The biggest loser since 2010 has actually been nuclear power. Nuclear has declined on both an absolute and relative basis. Nuclear provided 5.14% of global energy as of 2010 and has dropped down to 4.27%. On an absolute basis it has dropped from providing 7,219 TWh of energy and as of 2019 is down to 6,923 TWh. But even though nuclear energy consumption is declining, nuclear still provides more energy than solar and wind combined.

I think these trends will continue over the next 10 years. Solar and wind will continue to grow on a relative and absolute basis. But I think the relative growth they pick up will largely be from coal and perhaps in small part from nuclear unless the attitude towards nuclear technology changes. I believe natural gas will continue to grow on a relative and absolute basis. I further believe oil will continue to increase on an absolute basis but may stay relatively flat to downward on a relative basis. Coal will continue to decline on a relative basis and might even start to decline on an absolute basis as well.

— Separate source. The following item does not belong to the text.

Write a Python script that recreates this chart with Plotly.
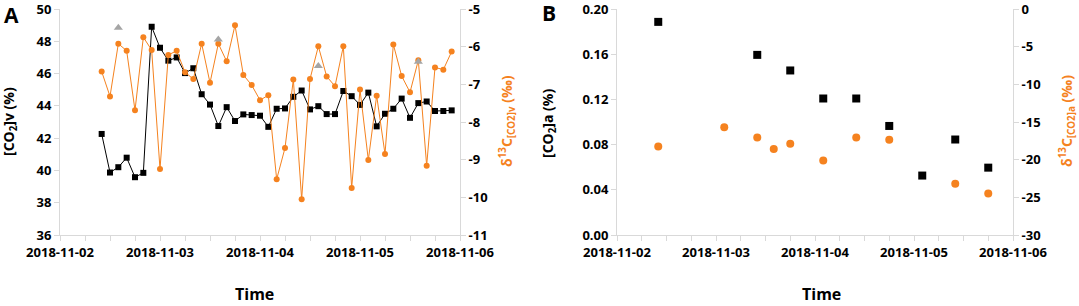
import plotly.graph_objects as go
import pandas as pd

# ---------------- Panel A data ----------------
a_times = pd.date_range("2018-11-02 10:00", "2018-11-05 22:00", freq="2h")
a_co2v = [42.26, 39.87, 40.2, 40.79, 39.58, 39.85, 48.9, 47.6, 46.8, 47.0,
          46.03, 46.33, 44.72, 44.08, 42.75, 43.92, 43.06, 43.47, 43.43, 43.39,
          42.7, 43.82, 43.84, 44.56, 44.95, 43.78, 43.98, 43.49, 43.49, 44.92,
          44.6, 44.06, 44.82, 42.73, 43.51, 43.82, 44.45, 43.26, 44.17, 44.27,
          43.68, 43.68, 43.72]
a_d13c = [-6.66, -7.32, -5.92, -6.11, -7.69, -5.75, -6.09, -9.25, -6.22, -6.11,
          -6.68, -6.86, -5.92, -6.96, -5.92, -6.39, -5.43, -6.75, -7.02, -7.42,
          -7.29, -9.52, -8.69, -6.87, -10.05, -6.86, -5.99, -6.79, -7.05, -5.99,
          -9.75, -7.14, -9.01, -7.30, -8.85, -5.94, -6.78, -7.21, -6.36, -9.16,
          -6.55, -6.61, -6.13]
tri_times = pd.to_datetime(["2018-11-02 14:00", "2018-11-03 14:00",
                            "2018-11-04 14:00", "2018-11-05 14:00"])
tri_vals = [-5.5, -5.81, -6.51, -6.40]

# ---------------- Panel B data ----------------
b_times = pd.to_datetime(["2018-11-02 10:00", "2018-11-03 02:00", "2018-11-03 10:00",
                          "2018-11-03 14:00", "2018-11-03 18:00", "2018-11-04 02:00",
                          "2018-11-04 10:00", "2018-11-04 18:00", "2018-11-05 02:00",
                          "2018-11-05 10:00", "2018-11-05 18:00"])
b_co2a = [0.1886, None, 0.1594, None, 0.1456, 0.1208, 0.1208, 0.0965, 0.0526,
          0.0845, 0.0596]
b_d13c = [-18.25, -15.7, -17.07, -18.6, -17.9, -20.1, -17.07, -17.37, None,
          -23.2, -24.5]

ORANGE = "#f5821f"
GRAY_AX = "#d9d9d9"
FONT = "Open Sans"

fig = go.Figure()
fig.add_trace(go.Scatter(x=a_times, y=a_co2v, mode="lines+markers",
                         line=dict(color="black", width=1),
                         marker=dict(symbol="square", size=6, color="black"),
                         xaxis="x", yaxis="y", showlegend=False))
fig.add_trace(go.Scatter(x=a_times, y=a_d13c, mode="lines+markers",
                         line=dict(color=ORANGE, width=1),
                         marker=dict(symbol="circle", size=6, color=ORANGE),
                         xaxis="x", yaxis="y2", showlegend=False))
fig.add_trace(go.Scatter(x=tri_times, y=tri_vals, mode="markers",
                         marker=dict(symbol="triangle-up", size=8, color="#a5a5a5"),
                         xaxis="x", yaxis="y2", showlegend=False))
fig.add_trace(go.Scatter(x=b_times, y=b_co2a, mode="markers",
                         marker=dict(symbol="square", size=8, color="black"),
                         xaxis="x2", yaxis="y3", showlegend=False))
fig.add_trace(go.Scatter(x=b_times, y=b_d13c, mode="markers",
                         marker=dict(symbol="circle", size=8, color=ORANGE),
                         xaxis="x2", yaxis="y4", showlegend=False))

W, H = 1079, 306
T, B = 9, 71
PH = H - T - B

def fx(px):
    return px / W

def fy(py):
    return (H - B - py) / PH

tickfont = dict(family=FONT, size=13, color="black", weight="bold")
common_ax = dict(showgrid=False, zeroline=False, showline=True, linecolor=GRAY_AX,
                 linewidth=1, ticks="outside", ticklen=5, tickcolor=GRAY_AX,
                 tickfont=tickfont, automargin=False, ticklabeloverflow="allow")
xcommon = dict(common_ax, type="date", range=["2018-11-02", "2018-11-06"],
               tickformat="%Y-%m-%d", dtick=86400000, tick0="2018-11-02",
               minor=dict(dtick=6 * 3600 * 1000, ticks="outside", ticklen=5,
                          tickcolor=GRAY_AX, showgrid=False))

fig.update_layout(
    width=W, height=H,
    margin=dict(l=0, r=0, t=T, b=B),
    plot_bgcolor="white", paper_bgcolor="white",
    xaxis=dict(xcommon, domain=[fx(60), fx(460)], anchor="y"),
    yaxis=dict(common_ax, range=[36, 50], dtick=2, anchor="x"),
    yaxis2=dict(common_ax, range=[-11, -5], overlaying="y", side="right",
                tickvals=[-11, -10, -9, -8, -7, -6, -5],
                ticktext=["-11", "-10", "-9", "-8", "-7", "-6", "-5"], anchor="x"),
    xaxis2=dict(xcommon, domain=[fx(617), fx(1013)], anchor="y3"),
    yaxis3=dict(common_ax, range=[0, 0.2], tickvals=[0, 0.04, 0.08, 0.12, 0.16, 0.2],
                ticktext=["0.00", "0.04", "0.08", "0.12", "0.16", "0.20"], anchor="x2"),
    yaxis4=dict(common_ax, range=[-30, 0], overlaying="y3", side="right",
                tickvals=[-30, -25, -20, -15, -10, -5, 0],
                ticktext=["-30", "-25", "-20", "-15", "-10", "-5", "0"], anchor="x2"),
)

def ann(text, x, y, size, color="black", angle=0):
    fig.add_annotation(text=text, x=fx(x), y=fy(y), xref="paper", yref="paper",
                       showarrow=False, textangle=angle, xanchor="center", yanchor="middle",
                       font=dict(family=FONT, size=size, color=color, weight="bold"))

ann("A", 11, 15, 21)
ann("B", 549, 13, 21)
ann("Time", 254, 294, 16)
ann("Time", 821, 294, 16)
ann("[CO<sub>2</sub>]v (%)", 9, 122, 14, angle=-90)
ann("δ<sup>13</sup>C<sub>[CO2]v</sub> (‰)", 507, 121, 14, color=ORANGE, angle=-90)
ann("[CO<sub>2</sub>]a (%)", 548, 124, 14, angle=-90)
ann("δ<sup>13</sup>C<sub>[CO2]a</sub> (‰)", 1067, 121, 14, color=ORANGE, angle=-90)

fig.write_html("out.html", config={"displayModeBar": False},
               post_script="document.body.style.margin='0';document.body.style.overflow='hidden';")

Wind and solar are definitely in more of a growth mode, as you can see from those huge numbers, than the oil industry. But gas is also in growth mode. I do like alternative energy companies like Next Era Energy (NEE). While NEE is in the wind and solar space they also provide power using natural gas and nuclear. I’m looking for a buying opportunity and looking for value in the alternative energy sector as well.

But that doesn’t change the fact that oil and gas stocks are trading at steep discounts and oil and gas consumption is still in an uptrend. As billion hypocrite Warren Buffet once said be “fearful when others are greedy, and greedy when others are fearful.”

There is a lot of fear in the oil and gas industry so it might be time to be greedy.